- _What is asked_:
Skip all pictures. Write out the data below from its first line through the line that contains "0, 0, 0, 0, 0];".
------------------------------
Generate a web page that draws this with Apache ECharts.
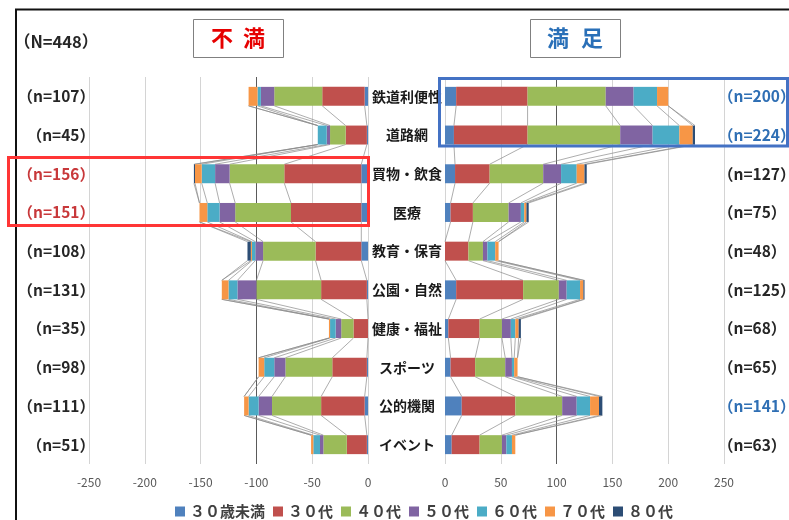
<!DOCTYPE html>
<html>
<head>
<meta charset="utf-8">
<script src="https://cdn.jsdelivr.net/npm/echarts@6/dist/echarts.min.js"></script>
<style>
html,body{margin:0;padding:0;background:#fff}
#c{width:789px;height:520px}
</style>
</head>
<body>
<div id="c"></div>
<script>
// Survey items (top to bottom)
const categories = ['鉄道利便性','道路網','買物・飲食','医療','教育・保育','公園・自然','健康・福祉','スポーツ','公的機関','イベント'];
const ageGroups = ['３０歳未満','３０代','４０代','５０代','６０代','７０代','８０代'];
const ageColors = ['#4f81bd','#c0504d','#9bbb59','#8064a2','#4bacc6','#f79646','#2c4d75'];

// 不満 (dissatisfied) respondents by age group, in category order
const dissatU30 = [3, 1, 6, 6, 6, 1, 0, 1, 3, 1];
const dissat30s = [38, 19, 69, 63, 41, 41, 13, 31, 39, 18];
const dissat40s = [43, 14, 49, 50, 47, 58, 11, 42, 44, 21];
const dissat50s = [12, 3, 13, 14, 7, 17, 5, 10, 12, 3];
const dissat60s = [3, 8, 12, 11, 3, 8, 5, 9, 9, 6];
const dissat70s = [8, 0, 6, 7, 1, 6, 1, 5, 4, 2];
const dissat80s = [0, 0, 1, 0, 3, 0, 0, 0, 0, 0];

// 満足 (satisfied) respondents by age group, in category order
const satU30 = [10, 8, 9, 5, 0, 10, 3, 5, 15, 6];
const sat30s = [64, 66, 31, 20, 21, 60, 28, 22, 48, 25];
const sat40s = [70, 83, 48, 32, 13, 32, 20, 27, 42, 20];
const sat50s = [25, 29, 16, 11, 4, 7, 8, 6, 13, 4];
const sat60s = [21, 24, 14, 3, 7, 12, 4, 2, 12, 5];
const sat70s = [10, 12, 7, 2, 3, 3, 3, 3, 8, 3];
const sat80s = [0, 2, 2, 2, 0, 1, 2, 0, 3, 0];

// sample sizes shown beside each row
const dissatN = [107, 45, 156, 151, 108, 131, 35, 98, 111, 51];
const satN = [200, 224, 127, 75, 48, 125, 68, 65, 141, 63];
const totalN = 448;

// axis ticks
const dissatTicks = [-250, -200, -150, -100, -50, 0];
const satTicks = [0, 50, 100, 150, 200, 250];

const dissatGroups = [dissatU30, dissat30s, dissat40s, dissat50s, dissat60s, dissat70s, dissat80s];
const satGroups = [satU30, sat30s, sat40s, sat50s, sat60s, sat70s, sat80s];

const FONT = '"Noto Sans CJK JP", "Noto Sans", sans-serif';
const BAR_RATIO = 0.49;
const RED_ROWS = [2, 3];
const BLUE_ROWS = [0, 1, 8];

const chart = echarts.init(document.getElementById('c'), null, {renderer: 'canvas'});

// thin "series lines" joining each stack boundary between neighbouring bars
function connectors(axisIdx, yIdx, groups, sign) {
  const data = [];
  for (let i = 0; i < categories.length - 1; i++) data.push([0, i]);
  return {
    type: 'custom',
    xAxisIndex: axisIdx,
    yAxisIndex: yIdx,
    silent: true,
    z: 1,
    renderItem(params, api) {
      const i = api.value(1);
      const half = api.size([0, 1])[1] * BAR_RATIO / 2;
      const children = [];
      let a = 0, b = 0;
      for (let k = 0; k < groups.length; k++) {
        a += groups[k][i];
        b += groups[k][i + 1];
        const p1 = api.coord([sign * a, i]);
        const p2 = api.coord([sign * b, i + 1]);
        children.push({
          type: 'line',
          shape: {x1: p1[0], y1: p1[1] + half, x2: p2[0], y2: p2[1] - half},
          style: {stroke: '#8a8a8a', lineWidth: 0.7}
        });
      }
      return {type: 'group', children};
    },
    data
  };
}

function refLine(value) {
  return {
    silent: true, symbol: 'none', z: 1,
    label: {show: false},
    lineStyle: {color: '#5a5a5a', width: 1, type: 'solid'},
    data: [{xAxis: value}]
  };
}

const series = [];
ageGroups.forEach((name, k) => {
  series.push({
    name, type: 'bar', stack: 'dissat', xAxisIndex: 0, yAxisIndex: 0,
    barWidth: (BAR_RATIO * 100) + '%', z: 2,
    itemStyle: {color: ageColors[k]},
    data: dissatGroups[k].map(v => -v)
  });
  series.push({
    name, type: 'bar', stack: 'sat', xAxisIndex: 1, yAxisIndex: 1,
    barWidth: (BAR_RATIO * 100) + '%', z: 2,
    itemStyle: {color: ageColors[k]},
    data: satGroups[k].slice()
  });
});
const leftLinks = connectors(0, 0, dissatGroups, -1);
leftLinks.markLine = refLine(-100);
const rightLinks = connectors(1, 1, satGroups, 1);
rightLinks.markLine = refLine(100);
series.push(leftLinks, rightLinks);

const valueAxisCommon = {
  type: 'value', interval: 50,
  axisLine: {show: false}, axisTick: {show: false},
  axisLabel: {color: '#595959', fontSize: 12, fontFamily: FONT, margin: 12},
  splitLine: {show: true, lineStyle: {color: '#d4d4d4', width: 1}}
};

const nLabel = n => '（n=' + n + '）';

const option = {
  animation: false,
  backgroundColor: '#fff',
  grid: [
    {left: 89, width: 279, top: 77, height: 387, outerBoundsMode: 'none', containLabel: false},
    {left: 445, width: 279, top: 77, height: 387, outerBoundsMode: 'none', containLabel: false}
  ],
  xAxis: [
    Object.assign({}, valueAxisCommon, {gridIndex: 0, min: dissatTicks[0], max: dissatTicks[dissatTicks.length - 1]}),
    Object.assign({}, valueAxisCommon, {gridIndex: 1, min: satTicks[0], max: satTicks[satTicks.length - 1]})
  ],
  yAxis: [
    {
      type: 'category', gridIndex: 0, data: categories, inverse: true, position: 'left',
      axisLine: {show: false}, axisTick: {show: false}, splitLine: {show: false},
      axisLabel: {
        interval: 0, margin: -6, fontSize: 15.5, fontWeight: 'bold', fontFamily: FONT,
        formatter: (v, i) => nLabel(dissatN[i]),
        color: (v, i) => RED_ROWS.indexOf(i) >= 0 ? '#c8383a' : '#262626'
      }
    },
    {
      type: 'category', gridIndex: 1, data: categories, inverse: true, position: 'left',
      axisLine: {show: false}, axisTick: {show: false}, splitLine: {show: false},
      axisLabel: {
        interval: 0, margin: 38, align: 'center', fontSize: 14, fontWeight: 'bold',
        fontFamily: FONT, color: '#1a1a1a'
      }
    },
    {
      type: 'category', gridIndex: 1, data: categories, inverse: true, position: 'right',
      axisLine: {show: false}, axisTick: {show: false}, splitLine: {show: false},
      axisLabel: {
        interval: 0, margin: -6, fontSize: 15.5, fontWeight: 'bold', fontFamily: FONT,
        formatter: (v, i) => nLabel(satN[i]),
        color: (v, i) => BLUE_ROWS.indexOf(i) >= 0 ? '#2f6fb4' : '#262626'
      }
    }
  ],
  legend: {
    left: 170, top: 499,
    icon: 'rect', itemWidth: 10, itemHeight: 10, itemGap: 8,
    data: ageGroups,
    textStyle: {fontSize: 15, fontWeight: 'bold', color: '#404040', fontFamily: FONT}
  },
  graphic: [
    // outer frame
    {type: 'rect', z: 50, silent: true,
      shape: {x: 16, y: 9.5, width: 900, height: 700},
      style: {fill: 'none', stroke: '#111', lineWidth: 2}},
    // panel headings
    {type: 'rect', z: 50, silent: true,
      shape: {x: 193.5, y: 19.5, width: 90, height: 38},
      style: {fill: '#fff', stroke: '#808080', lineWidth: 1}},
    {type: 'text', z: 51, silent: true, x: 222, y: 38,
      style: {text: '不', fill: '#e60000', font: 'bold 22px ' + FONT, align: 'center', verticalAlign: 'middle'}},
    {type: 'text', z: 51, silent: true, x: 254, y: 38,
      style: {text: '満', fill: '#e60000', font: 'bold 22px ' + FONT, align: 'center', verticalAlign: 'middle'}},
    {type: 'rect', z: 50, silent: true,
      shape: {x: 530.5, y: 19.5, width: 90, height: 38},
      style: {fill: '#fff', stroke: '#808080', lineWidth: 1}},
    {type: 'text', z: 51, silent: true, x: 558, y: 38,
      style: {text: '満', fill: '#2a70b8', font: 'bold 22px ' + FONT, align: 'center', verticalAlign: 'middle'}},
    {type: 'text', z: 51, silent: true, x: 592, y: 38,
      style: {text: '足', fill: '#2a70b8', font: 'bold 22px ' + FONT, align: 'center', verticalAlign: 'middle'}},
    // overall sample size
    {type: 'text', z: 51, silent: true, x: 14, y: 42,
      style: {text: '（N=' + totalN + '）', fill: '#262626', font: 'bold 16.5px ' + FONT, align: 'left', verticalAlign: 'middle'}},
    // highlight boxes
    {type: 'rect', z: 60, silent: true,
      shape: {x: 8.5, y: 157.5, width: 360, height: 68},
      style: {fill: 'none', stroke: '#ff3535', lineWidth: 3}},
    {type: 'rect', z: 60, silent: true,
      shape: {x: 439.5, y: 78.5, width: 348, height: 67.5},
      style: {fill: 'none', stroke: '#4472c4', lineWidth: 3}}
  ],
  series
};

chart.setOption(option);
</script>
</body>
</html>
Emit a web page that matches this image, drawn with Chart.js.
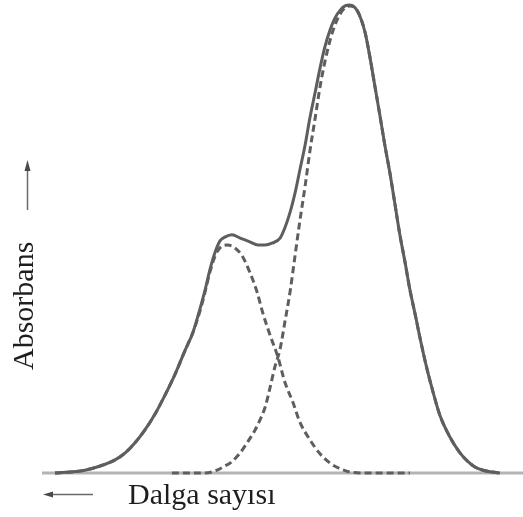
<!DOCTYPE html>
<html>
<head>
<meta charset="utf-8">
<script src="https://cdn.jsdelivr.net/npm/chart.js@4"></script>
<style>
  html, body { margin: 0; padding: 0; background: #fff; }
  #wrap { width: 523px; height: 517px; }
</style>
</head>
<body>
<div id="wrap"><canvas id="spectrum"></canvas></div>
<script>
// band envelope (x = relative wavenumber 0..100, y = absorbance, normalised)
const envelopeX = [2.7, 5.8, 8.9, 12.1, 15.2, 17.3, 19.3, 21.4, 23.5, 25.6, 27.7, 29.7, 31.4, 32.9, 33.9, 34.9, 36.0, 37.0, 38.0, 39.5, 41.2, 43.2, 44.9, 46.4, 47.8, 49.5, 50.5, 51.6, 52.6, 53.6, 54.7, 55.7, 56.8, 57.8, 58.8, 59.9, 60.9, 62.0, 63.0, 64.0, 65.1, 66.1, 67.2, 68.2, 69.2, 70.3, 71.3, 72.4, 73.4, 74.4, 75.5, 76.5, 77.6, 78.6, 80.0, 81.3, 82.7, 84.8, 86.9, 88.4, 90.0, 91.7, 93.6, 95.2]
const envelopeY = [0, 0.002, 0.006, 0.015, 0.028, 0.043, 0.064, 0.092, 0.126, 0.167, 0.212, 0.261, 0.301, 0.353, 0.391, 0.434, 0.472, 0.496, 0.504, 0.509, 0.502, 0.494, 0.487, 0.487, 0.491, 0.502, 0.524, 0.558, 0.598, 0.647, 0.701, 0.759, 0.814, 0.865, 0.910, 0.947, 0.972, 0.989, 0.998, 1.0, 0.994, 0.976, 0.940, 0.887, 0.827, 0.761, 0.699, 0.637, 0.573, 0.509, 0.449, 0.391, 0.338, 0.288, 0.224, 0.173, 0.124, 0.077, 0.043, 0.026, 0.013, 0.006, 0.002, 0]

// first component (shoulder)
const band1X = [2.7, 5.8, 8.9, 12.1, 15.2, 17.3, 19.3, 21.4, 23.5, 25.6, 27.7, 29.7, 31.4, 32.9, 33.9, 34.9, 36.0, 37.0, 38.5, 40.1, 41.6, 43.2, 44.7, 45.9, 47.4, 49.1, 50.5, 52.2, 53.6, 55.7, 57.8, 59.9, 62.0, 64.0, 67.2, 76.5]
const band1Y = [0, 0.002, 0.006, 0.015, 0.028, 0.043, 0.064, 0.092, 0.126, 0.167, 0.212, 0.261, 0.301, 0.348, 0.387, 0.429, 0.464, 0.481, 0.487, 0.481, 0.464, 0.429, 0.387, 0.342, 0.295, 0.246, 0.194, 0.150, 0.109, 0.071, 0.041, 0.021, 0.009, 0.002, 0, 0]

// second component (main band)
const band2X = [27.0, 33.9, 36.4, 38.0, 39.1, 41.2, 42.6, 44.3, 45.3, 46.4, 47.4, 48.4, 49.5, 50.5, 51.6, 52.6, 53.6, 54.7, 55.7, 56.8, 57.8, 58.8, 59.9, 60.9, 62.0, 63.0, 64.0, 65.1, 66.1, 67.2, 68.2, 69.2, 70.3, 71.3, 72.4, 73.4, 74.4, 75.5, 76.5, 77.6, 78.6, 80.0, 81.3, 82.7, 84.8, 86.9, 88.4, 90.0, 91.7, 93.6, 95.2]
const band2Y = [0, 0, 0.006, 0.015, 0.021, 0.043, 0.064, 0.092, 0.113, 0.141, 0.182, 0.226, 0.265, 0.323, 0.389, 0.464, 0.538, 0.613, 0.688, 0.759, 0.825, 0.878, 0.925, 0.957, 0.981, 0.994, 0.998, 0.994, 0.976, 0.940, 0.887, 0.827, 0.761, 0.699, 0.637, 0.573, 0.509, 0.449, 0.391, 0.338, 0.288, 0.224, 0.173, 0.124, 0.077, 0.043, 0.026, 0.013, 0.006, 0.002, 0]

const baseX = [0, 100]
const baseY = [0, 0]

const xLabel = 'Dalga sayısı'
const yLabel = 'Absorbans'

const toPoints = (xs, ys) => xs.map((x, i) => ({ x: x, y: ys[i] }))

const lineGray = '#5e5e5e'

// axis captions with their little arrows
const captions = {
  id: 'captions',
  afterDraw(chart) {
    const ctx = chart.ctx
    ctx.save()
    ctx.fillStyle = '#1e1e1e'
    ctx.font = '30px "Liberation Serif", "Times New Roman", serif'
    ctx.textBaseline = 'alphabetic'
    ctx.textAlign = 'left'
    ctx.fillText(xLabel, 128, 504)

    ctx.translate(33, 370)
    ctx.rotate(-Math.PI / 2)
    ctx.fillText(yLabel, 0, 0)
    ctx.restore()

    ctx.save()
    ctx.strokeStyle = '#6a6a6a'
    ctx.fillStyle = '#4a4a4a'
    ctx.lineWidth = 1.5
    // up arrow
    ctx.beginPath()
    ctx.moveTo(27.5, 210)
    ctx.lineTo(27.5, 168)
    ctx.stroke()
    ctx.beginPath()
    ctx.moveTo(27.5, 160)
    ctx.lineTo(24.5, 171)
    ctx.lineTo(30.5, 171)
    ctx.closePath()
    ctx.fill()
    // left arrow
    ctx.beginPath()
    ctx.moveTo(93, 494.5)
    ctx.lineTo(50, 494.5)
    ctx.stroke()
    ctx.beginPath()
    ctx.moveTo(43, 494.5)
    ctx.lineTo(53, 491.5)
    ctx.lineTo(53, 497.5)
    ctx.closePath()
    ctx.fill()
    ctx.restore()
  }
}

const curve = (xs, ys, dash) => ({
  data: toPoints(xs, ys),
  borderColor: lineGray,
  borderWidth: 3,
  borderDash: dash,
  cubicInterpolationMode: 'monotone',
  pointRadius: 0,
  clip: false
})

new Chart(document.getElementById('spectrum'), {
  type: 'line',
  data: {
    datasets: [
      curve(envelopeX, envelopeY, []),
      curve(band1X, band1Y, [7, 4]),
      curve(band2X, band2Y, [7, 4]),
      {
        data: toPoints(baseX, baseY),
        borderColor: '#b4b4b4',
        borderWidth: 3,
        pointRadius: 0,
        clip: false
      }
    ]
  },
  options: {
    responsive: true,
    maintainAspectRatio: false,
    animation: false,
    layout: {
      padding: { left: 42, right: 0, top: 5, bottom: 44 }
    },
    plugins: {
      legend: { display: false },
      tooltip: { enabled: false }
    },
    scales: {
      x: { type: 'linear', min: 0, max: 100, display: false },
      y: { min: 0, max: 1, display: false }
    }
  },
  plugins: [captions]
})
</script>
</body>
</html>
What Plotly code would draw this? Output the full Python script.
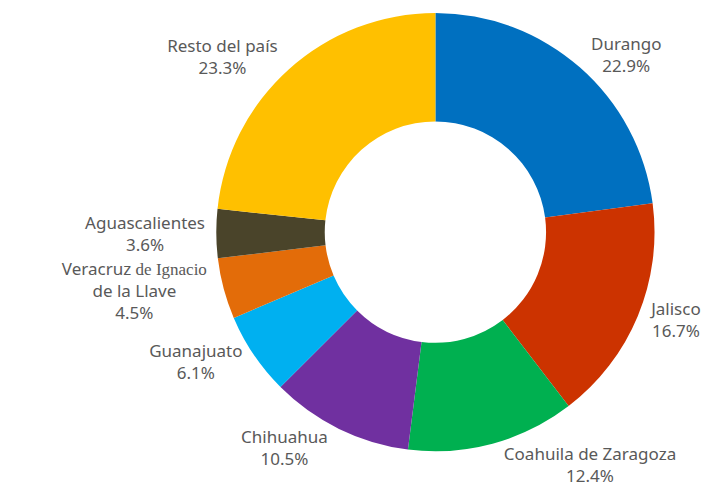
------------------------------
- _Finished answer_:
Generate a web page that draws this with Apache ECharts.
<!DOCTYPE html>
<html>
<head>
<meta charset="utf-8">
<script src="https://cdn.jsdelivr.net/npm/echarts@6/dist/echarts.min.js"></script>
<style>
html,body{margin:0;padding:0;background:#fff}
#c{width:789px;height:520px}
</style>
</head>
<body>
<div id="c"></div>
<script>
// Survey items (top to bottom)
const categories = ['鉄道利便性','道路網','買物・飲食','医療','教育・保育','公園・自然','健康・福祉','スポーツ','公的機関','イベント'];
const ageGroups = ['３０歳未満','３０代','４０代','５０代','６０代','７０代','８０代'];
const ageColors = ['#4f81bd','#c0504d','#9bbb59','#8064a2','#4bacc6','#f79646','#2c4d75'];

// 不満 (dissatisfied) respondents by age group, in category order
const dissatU30 = [3, 1, 6, 6, 6, 1, 0, 1, 3, 1];
const dissat30s = [38, 19, 69, 63, 41, 41, 13, 31, 39, 18];
const dissat40s = [43, 14, 49, 50, 47, 58, 11, 42, 44, 21];
const dissat50s = [12, 3, 13, 14, 7, 17, 5, 10, 12, 3];
const dissat60s = [3, 8, 12, 11, 3, 8, 5, 9, 9, 6];
const dissat70s = [8, 0, 6, 7, 1, 6, 1, 5, 4, 2];
const dissat80s = [0, 0, 1, 0, 3, 0, 0, 0, 0, 0];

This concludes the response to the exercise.